The news …
“[A] business that aggregates information from a variety of sources; processes it to enrich, cleanse or analyze it; and licenses it to other organizations. Data brokers can also license another company’s data directly, or process another organization’s data to provide them with enhanced results. Data is typically accessed via an application programming interface (API), and frequently involves subscription type contracts. Data typically is not “sold” (i.e., its ownership transferred), but rather it is licensed for particular or limited uses. (A data broker is also sometimes known as an information broker, syndicated data broker, or information product company.)”
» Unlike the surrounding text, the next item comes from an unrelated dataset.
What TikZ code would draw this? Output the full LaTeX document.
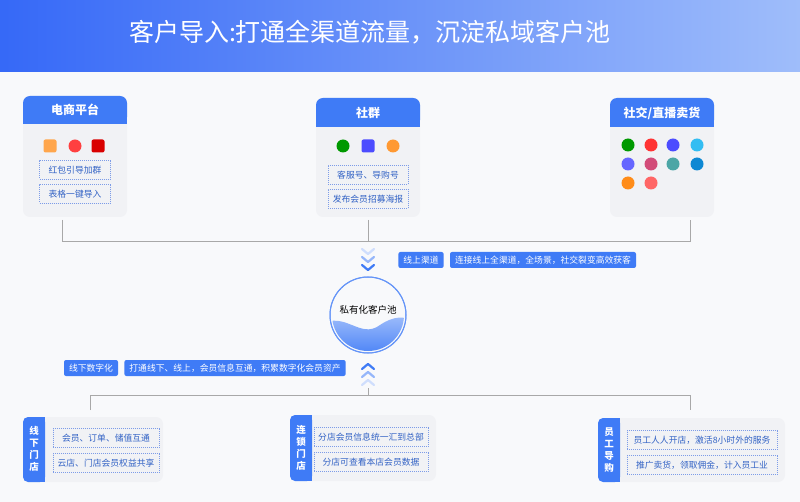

The Committee and the hearing witnesses discussed the lack of knowledge most consumers have regarding the amount of personal data collected on them and how the data is used or disposed of. Not only is sensitive data in the hands of third-parties not known by the consumer but there is the risk that data collected could be incorrect and create a negative impression of the consumer particularly as it concerns decisions regarding employment, access to colleges, or access to credit.
At least one senator is on to something …
One line of questioning I found insightful came from Senator John Kennedy, Republican of Louisiana. He wanted to know the thoughts of the witnesses on licensing of data by the consumer herself. What disclosure requirements would both sides have to meet in order to allow the consumer to license her data?
It wasn’t clear whether Senator Kennedy discussed disclosure requirements in anticipation of a transaction model where parties need as much transparency as possible in order to negotiate licensing agreements for the exchange of personal data. If that is the case, then licensing could help build a platform for a market solution to the privacy issue.
An autonomous market approach would keep government out of negotiating a data exchange between consumer and broker. The parties could choose to have courts settle any contract disputes or issues arising out of tort where misuse of data resulted in some civil harm. Or, parties could choose arbitration, further minimizing government involvement in settling disputes.
Right now, the political power belongs with Congress …
But we are ahead of ourselves. We still need to identify where the political power is sitting in this privacy debate. So far the greatest ability to shape and control the political behavior of stakeholders appears to lie with the government. Data broker LiveRamp Holdings, Inc., formerly known as Acxiom, acknowledges that the fallout from Cambridge Analytica’s treatment of data it received from Facebook has resulted in increased scrutiny of the “shadow industry.”
Congress may feel further emboldened to implement America’s own version of the European Union’s General Data Protection Regulation as more members of the electorate become familiar with data broker business models and the perception as to how data broker use of private data could negatively impact consumer lives.